Work to be completed
In the data, extract each line that holds the string "React".

Information provided
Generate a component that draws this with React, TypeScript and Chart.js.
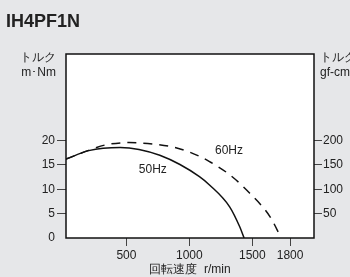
import React, { useEffect, useRef } from "react";
import { Chart, registerables } from "chart.js";

Chart.register(...registerables);

const chartTitle = "IH4PF1N";
const leftAxisTitle = ["トルク", "m･Nm"];
const rightAxisTitle = ["トルク", "gf-cm"];
const xAxisTitle = "回転速度  r/min";
const xTickValues = [500, 1000, 1500, 1800];
const yLeftTicks = [0, 5, 10, 15, 20];
const yRightTicks = [50, 100, 150, 200];

const speed50 = [20, 200, 450, 600, 765, 925, 1080, 1160, 1320, 1400, 1435];
const torque50 = [16.2, 17.95, 18.6, 18.2, 17.0, 15.1, 12.6, 10.9, 6.4, 2.3, 0];
const speed60 = [20, 200, 330, 520, 710, 900, 1080, 1160, 1320, 1480, 1640, 1730];
const torque60 = [16.2, 18.0, 19.1, 19.6, 19.3, 18.5, 16.8, 15.7, 13.0, 9.2, 4.4, 0];

const curveLabels = ["50Hz", "60Hz"];
const curveLabelX = [710, 1315];
const curveLabelY = [14.0, 17.9];

const FONT = "'Liberation Sans', Arial, Helvetica, sans-serif";
const BG = "#e6e7e9";
const INK = "#222222";

const decorPlugin = {
  id: "decor",
  beforeDraw(chart: any) {
    const { ctx, chartArea, width, height } = chart;
    ctx.save();
    ctx.fillStyle = BG;
    ctx.fillRect(0, 0, width, height);
    ctx.fillStyle = "#ffffff";
    ctx.fillRect(chartArea.left, chartArea.top, chartArea.right - chartArea.left, chartArea.bottom - chartArea.top);
    ctx.restore();
  },
  afterDraw(chart: any) {
    const { ctx, chartArea, scales } = chart;
    ctx.save();
    ctx.strokeStyle = "#111111";
    ctx.lineWidth = 1.5;
    ctx.strokeRect(chartArea.left, chartArea.top, chartArea.right - chartArea.left, chartArea.bottom - chartArea.top);

    ctx.fillStyle = INK;
    ctx.font = `bold 18px ${FONT}`;
    ctx.textAlign = "left";
    ctx.textBaseline = "middle";
    ctx.fillText(chartTitle, 6, 22);

    ctx.font = `12px ${FONT}`;
    ctx.textAlign = "right";
    ctx.fillText(leftAxisTitle[0], 56, 58);
    ctx.fillText(leftAxisTitle[1], 56, 73);
    ctx.textAlign = "left";
    ctx.fillText(rightAxisTitle[0], chartArea.right + 6, 58);
    ctx.fillText(rightAxisTitle[1], chartArea.right + 6, 73);

    ctx.textAlign = "center";
    for (let i = 0; i < curveLabels.length; i++) {
      const px = scales.x.getPixelForValue(curveLabelX[i]);
      const py = scales.y.getPixelForValue(curveLabelY[i]);
      ctx.fillText(curveLabels[i], px, py);
    }
    ctx.restore();
  },
};

export default function App() {
  const ref = useRef<HTMLCanvasElement | null>(null);

  useEffect(() => {
    document.body.style.margin = "0";
    const canvas = ref.current;
    if (!canvas) return;
    Chart.defaults.font.family = FONT;
    Chart.defaults.font.size = 12;
    Chart.defaults.color = INK;

    const chart = new Chart(canvas, {
      type: "scatter",
      data: {
        datasets: [
          {
            label: "50Hz",
            data: speed50.map((x, i) => ({ x, y: torque50[i] })),
            showLine: true,
            borderColor: "#111111",
            borderWidth: 1.5,
            pointRadius: 0,
            cubicInterpolationMode: "monotone",
            yAxisID: "y",
          },
          {
            label: "60Hz",
            data: speed60.map((x, i) => ({ x, y: torque60[i] })),
            showLine: true,
            borderColor: "#111111",
            borderWidth: 1.5,
            borderDash: [9, 7],
            pointRadius: 0,
            cubicInterpolationMode: "monotone",
            yAxisID: "y",
          },
        ],
      },
      options: {
        responsive: false,
        animation: false,
        events: [],
        layout: { padding: { top: 54, left: 0, right: 0, bottom: 0 } },
        plugins: {
          legend: { display: false },
          tooltip: { enabled: false },
          title: { display: false },
        },
        scales: {
          x: {
            type: "linear",
            position: "bottom",
            min: 20,
            max: 1990,
            afterBuildTicks: (s: any) => {
              s.ticks = xTickValues.map((v) => ({ value: v }));
            },
            afterFit: (s: any) => {
              s.height = 39;
            },
            ticks: { padding: 2, color: INK, font: { size: 12 }, callback: (v: any) => String(v) },
            grid: { drawOnChartArea: false, drawTicks: true, tickLength: 8, tickColor: "#444444", tickWidth: 1 },
            border: { display: false },
            title: { display: true, text: xAxisTitle, color: INK, font: { size: 12 }, padding: { top: 0, bottom: 0 } },
          },
          y: {
            type: "linear",
            position: "left",
            min: 0,
            max: 37.8,
            afterBuildTicks: (s: any) => {
              s.ticks = yLeftTicks.map((v) => ({ value: v }));
            },
            afterFit: (s: any) => {
              s.width = 66;
            },
            ticks: { padding: 2, color: INK, font: { size: 12 }, callback: (v: any) => String(v) },
            grid: {
              drawOnChartArea: false,
              drawTicks: true,
              tickLength: 9,
              tickWidth: 1,
              tickColor: (c: any) => (c.tick && c.tick.value === 0 ? "rgba(0,0,0,0)" : "#444444"),
            },
            border: { display: false },
          },
          y2: {
            type: "linear",
            position: "right",
            min: 0,
            max: 378,
            afterBuildTicks: (s: any) => {
              s.ticks = yRightTicks.map((v) => ({ value: v }));
            },
            afterFit: (s: any) => {
              s.width = 36;
            },
            ticks: { padding: 1, color: INK, font: { size: 12 }, callback: (v: any) => String(v) },
            grid: { drawOnChartArea: false, drawTicks: true, tickLength: 8, tickWidth: 1, tickColor: "#444444" },
            border: { display: false },
          },
        },
      } as any,
      plugins: [decorPlugin],
    });
    return () => chart.destroy();
  }, []);

  return (
    <div style={{ position: "fixed", left: 0, top: 0, width: 350, height: 277, background: BG }}>
      <canvas ref={ref} width={350} height={277} style={{ display: "block", width: 350, height: 277 }} />
    </div>
  );
}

Reply
Generate a component that draws this with React, TypeScript and Chart.js.
import React, { useEffect, useRef } from "react";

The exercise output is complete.